One of the features of еscherichiosis in children with EBV is hepatomegaly. We revealed preservation of hepatomegaly in all children until discharge from the hospital. However, the dynamics of liver size reduction was more significant in children of the first group, in whom the liver was reduced on 1.06 ± 0.24 cm compared to 1.85 ± ± 0,37 cm in patients of the second group, although the difference was not significant, p > 0.05. More significant changes were found by echosonoscopy of the liver. Pre-servation of the parenchymal reaction of the liver with an increase of its echogenicity until discharge from the hospital was noted only in 12 patients of the second group, while among the children of the first group this feature was found in 24 patients.
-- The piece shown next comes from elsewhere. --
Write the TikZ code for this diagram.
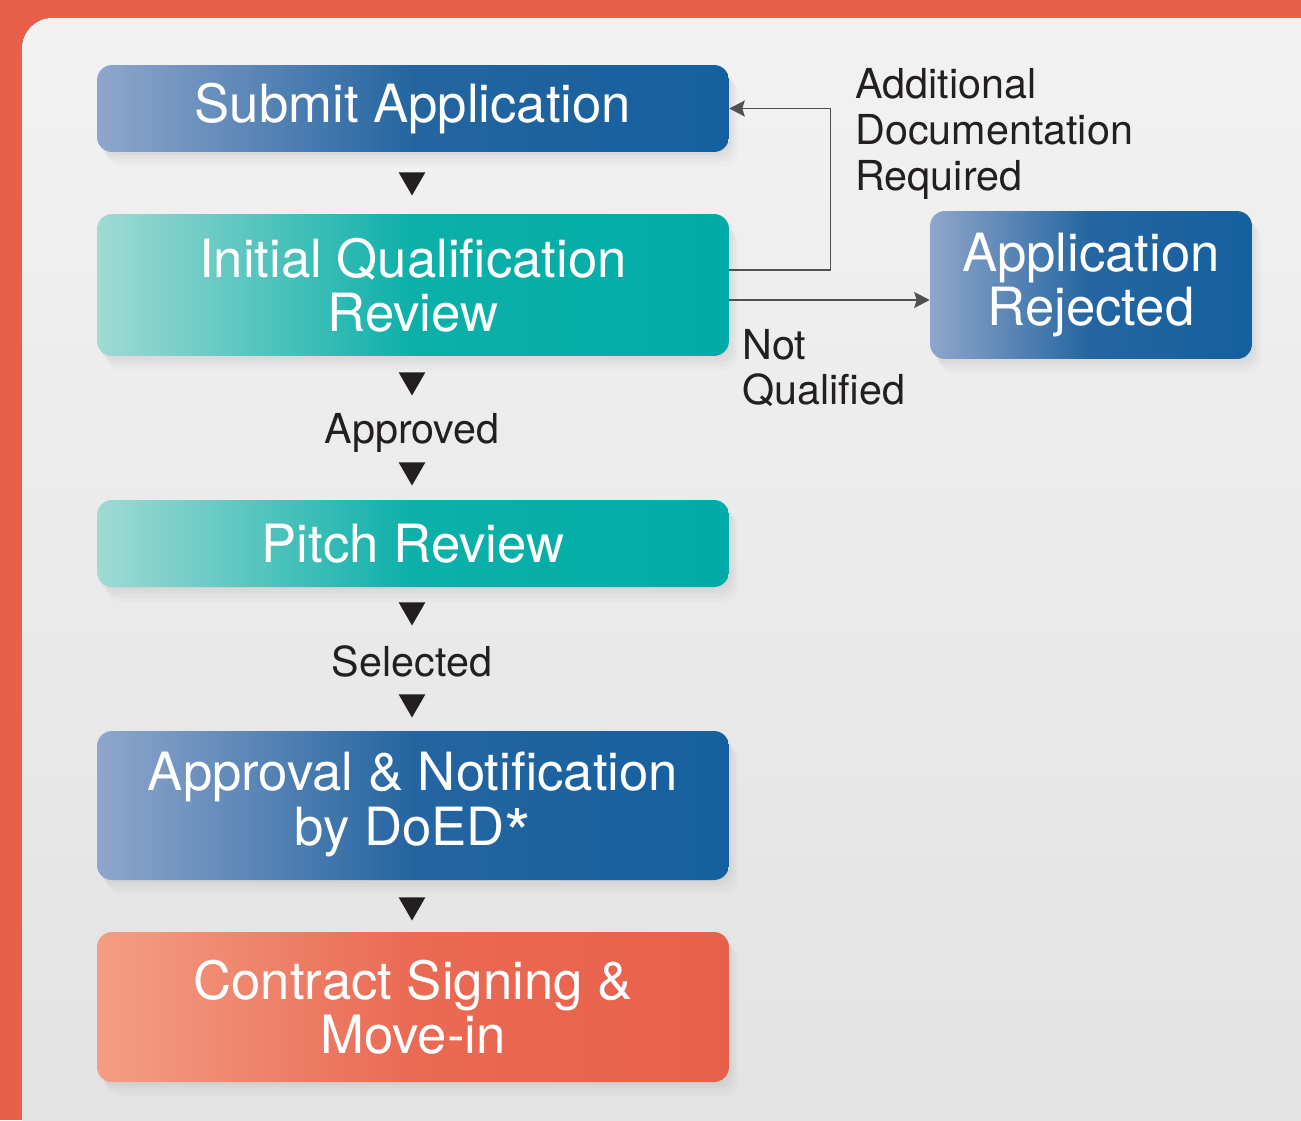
\documentclass[tikz,border=0pt]{standalone}
\usepackage{fontspec}
\setmainfont{TeX Gyre Heros}
\usetikzlibrary{arrows.meta}
\usetikzlibrary{shapes.geometric}
\usetikzlibrary{shadows}
\usetikzlibrary{positioning}
\definecolor{frame}{RGB}{233,96,74}
\definecolor{panelT}{RGB}{242,242,242}
\definecolor{panelB}{RGB}{226,226,226}
\definecolor{blueL}{RGB}{143,166,204}
\definecolor{blueM}{RGB}{36,101,160}
\definecolor{blueD}{RGB}{20,96,158}
\definecolor{tealL}{RGB}{160,218,212}
\definecolor{tealM}{RGB}{12,176,169}
\definecolor{tealD}{RGB}{0,172,167}
\definecolor{redL}{RGB}{243,158,132}
\definecolor{redM}{RGB}{234,106,84}
\definecolor{redD}{RGB}{232,96,74}
\definecolor{ink}{RGB}{35,31,32}
\definecolor{wire}{RGB}{80,80,80}

\begin{document}
\begin{tikzpicture}[x=0.02cm,y=-0.02cm,>={Stealth[length=3.1mm,width=3.2mm,inset=0.5mm]},
    box/.style={rectangle,rounded corners=0.3cm,text=white,align=center,
      minimum width=12.64cm,font=\fontsize{30}{31}\selectfont,
      drop shadow={opacity=0.05,shadow xshift=0.04cm,shadow yshift=-0.06cm},
      drop shadow={opacity=0.05,shadow xshift=0.09cm,shadow yshift=-0.13cm},
      drop shadow={opacity=0.04,shadow xshift=0.14cm,shadow yshift=-0.21cm},
      drop shadow={opacity=0.03,shadow xshift=0.19cm,shadow yshift=-0.29cm}},
    blue box/.style={box,left color=blueL,right color=blueD,middle color=blueM},
    teal box/.style={box,left color=tealL,right color=tealD,middle color=tealM},
    red box/.style={box,left color=redL,right color=redD,middle color=redM},
    tri/.style={regular polygon,regular polygon sides=3,shape border rotate=180,
      fill=ink,minimum size=0.62cm,inner sep=0pt},
    lbl/.style={text=ink,inner sep=0pt,font=\fontsize{23.5}{26}\selectfont},
    link/.style={draw=wire,line width=0.85pt}]
  \useasboundingbox (0,0) rectangle (1301,1120);
  \clip (0,0) rectangle (1301,1120);
  % frame + panel
  \fill[frame] (0,0) rectangle (1301,1120);
  \fill[top color=panelT,bottom color=panelB,rounded corners=0.6cm] (22,18) rectangle (1360,1180);

  % steps
  \node[blue box,minimum height=1.74cm] (submit) at (413,108.5) {Submit Application};
  \node[teal box,minimum height=2.84cm] (qual) at (413,285) {Initial Qualification\\Review};
  \node[teal box,minimum height=1.74cm] (pitch) at (413,543.5) {Pitch Review};
  \node[blue box,minimum height=2.98cm] (doed) at (413,805.5) {Approval \& Notification\\by DoED\raisebox{-0.5ex}{\scalebox{1.3}{*}}};
  \node[red box,minimum height=3cm] (move) at (413,1007) {Contract Signing \&\\Move-in};
  \node[blue box,minimum width=6.44cm,minimum height=2.96cm] (reject) at (1091,285) {Application\\Rejected};

  % down markers
  \node[tri] (t1) at (412,180) {};
  \node[tri] (t2) at (412,380) {};
  \node[tri] (t3) at (412,470) {};
  \node[tri] (t4) at (412,610) {};
  \node[tri] (t5) at (412,702) {};
  \node[tri] (t6) at (412,905) {};
  \node[lbl] (appr) at (412,433) {Approved};
  \node[lbl] (sel) at (412,661) {Selected};

  % side branches
  \draw[link,->] ([yshift=0.3cm]qual.east) -- ++(2.02cm,0) |- (submit.east);
  \draw[link,->] ([yshift=-0.3cm]qual.east) -- ([yshift=-0.3cm]reject.west);
  \node[lbl,anchor=west,align=left] (docs) at (855,134) {Additional\\Documentation\\Required};
  \node[lbl,anchor=west,align=left] (notq) at (742,368) {Not\\Qualified};
\end{tikzpicture}
\end{document}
Long-term maintenance of the main clinical symptoms in the patients of the first group resulted in the prolongation of the stay of these children in the hospital (10.89 ± 0.51 vs 8.27 ± 0.32 days, respectively, p < 0.05).
Follow-up observation for one month has shown an exacerbation in five children of the first group which were characterized by moderate bowel dysfunction on day 4.38 ± 1.34 after discharges from the hospital. Pa–rents noticed the deterioration of stool consistency and increased its frequency rate, which required correction of therapy. There were no such manifestations among the patients of the second group. After one month of observation the echosonoscopy of liver was performed and hepatomegaly was found in 10 patients of the second group without signs of parenchymal organ reaction and in 22 patients of the first group with preservation of parenchymal liver reaction in 8 children.
Thus, our obtained data indicate that rational diet therapy remains the main component of treatment of children with еscherichiosis not only in the acute period, but also at the stages of rehabilitation. Early detection of EBV infection among children with еscherichiosis, correction of patients’ therapy creates conditions for restoring physiological processes in the intestine and bile excretory system, facilitates the speedy normalization of digestion and absorption of nutrients, and generally has a positive effect on the course of the disease.

Conclusions

1. Children with еscherichiosis who are infected with EBV require long-term gradual recovery in feeding regime in the acute period.
2. Adherence to the nutritional care in combination with drugs containing Lactobacillus, Milk thistle extract and vitamins B in children with еscherichiosis and infected with EBV facilitates the restoration of their clinical, laboratory and instrumental indexes.
3. Saving of mode frequent and small portions feeding during early rehabilitation at patients with еscherichiosis and infected with EBV, prevents the development of bowel dysfunction and has positive impact on the liver restoration.
The procedure was done strictly in compliance with the Helsinki Declaration after approval from the Regional Ethical Review Board at Kharkiv National Medical University.
 
Funding sources. No financial support was received for this study.
Conflict of interest. The authors declare no conflict of interest.